In the context of renting a car, understanding the cost structure of different plans can guide you to make economical choices. For the two plans under discussion, each has its unique cost equation. In Plan A, the cost is determined by both the number of days and the mileage driven. Specifically, you would pay \( C_A = 30d + 0.10m \), where \( d \) is the number of days and \( m \) the miles driven. This equation shows the daily cost as a fixed amount with additional costs scaling linearly with mileage.
Plan B, on the other hand, is much simpler. It doesn't depend on mileage, only on time: \( C_B = 50d \). No matter how far you drive, the cost per day is fixed because the mileage is free. This straightforward cost equation reflects a higher daily rental fee but potentially fewer costs in terms of distance driven.
When approaching car rental problems, identifying and understanding these cost equations is critical.
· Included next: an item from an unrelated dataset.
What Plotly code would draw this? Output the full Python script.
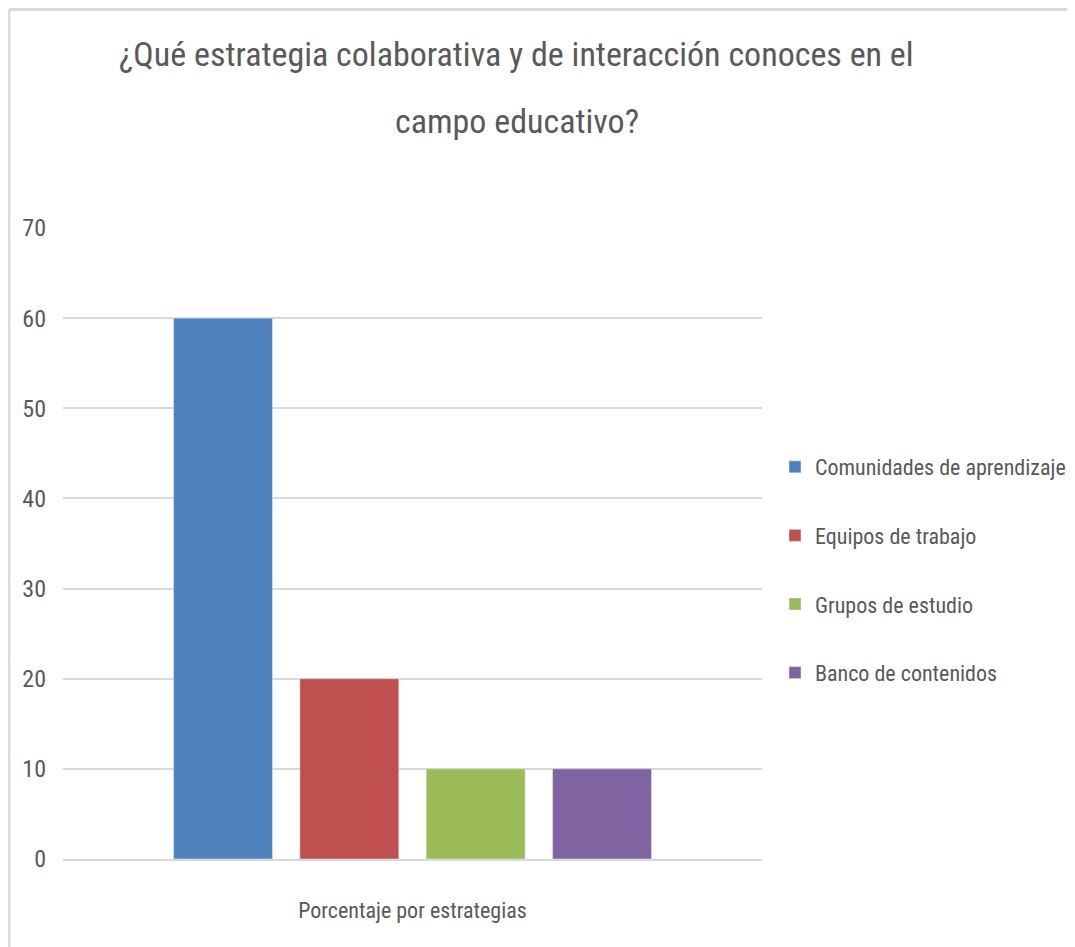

It allows you to compare different rental scenarios and assess which option better fits your driving needs.

Inequality solving plays a crucial role in determining under which conditions one car rental plan is more advantageous than another. Once the cost equations are established, the next step is setting up and solving an inequality to find threshold points. In our scenario, we wish to determine when Plan B saves more money, so we begin by setting up the inequality \( C_B < C_A \), substituting the cost equations to represent this as \( 50d < 30d + 0.10m \).
To solve for the number of miles \( m \), isolate \( m \) by first bringing like terms together: subtract \( 30d \) from both sides resulting in \( 20d < 0.10m \). The next step involves dividing both sides by 0.10 to further isolate \( m \), thus giving \( m > \frac{20d}{0.10} \). Simplifying this inequality we arrive at \( m > 200d \).
This simple inequality solution practice provides a clear boundary for mileage where one plan is better than the other. It emphasizes the importance of comparing not just the costs, but also understanding how factors like mileage impact overall costs across different plans.

Mileage calculation is the linchpin that determines the more cost-effective plan in car rental equations. When mileage impacts cost, as with Plan A, calculating its effect accurately is key. In this problem, the solution to the inequality \( m > 200d \) clarifies how far you need to drive before Plan B becomes cost-effective. Simply put, Plan B saves money if you travel more than 200 miles for each day you rent the car.
This calculation simplifies decision-making for renters. Before renting, anticipate the number of days and miles likely to be covered. If a trip's expected mileage exceeds the threshold indicated in your calculations, Plan B would be advantageous. On the other hand, for shorter distances below this boundary, Plan A might be more economical.
By understanding the significance of mileage calculation, renters can better plan their trips and manage costs, turning a potentially complex decision into a straightforward comparison.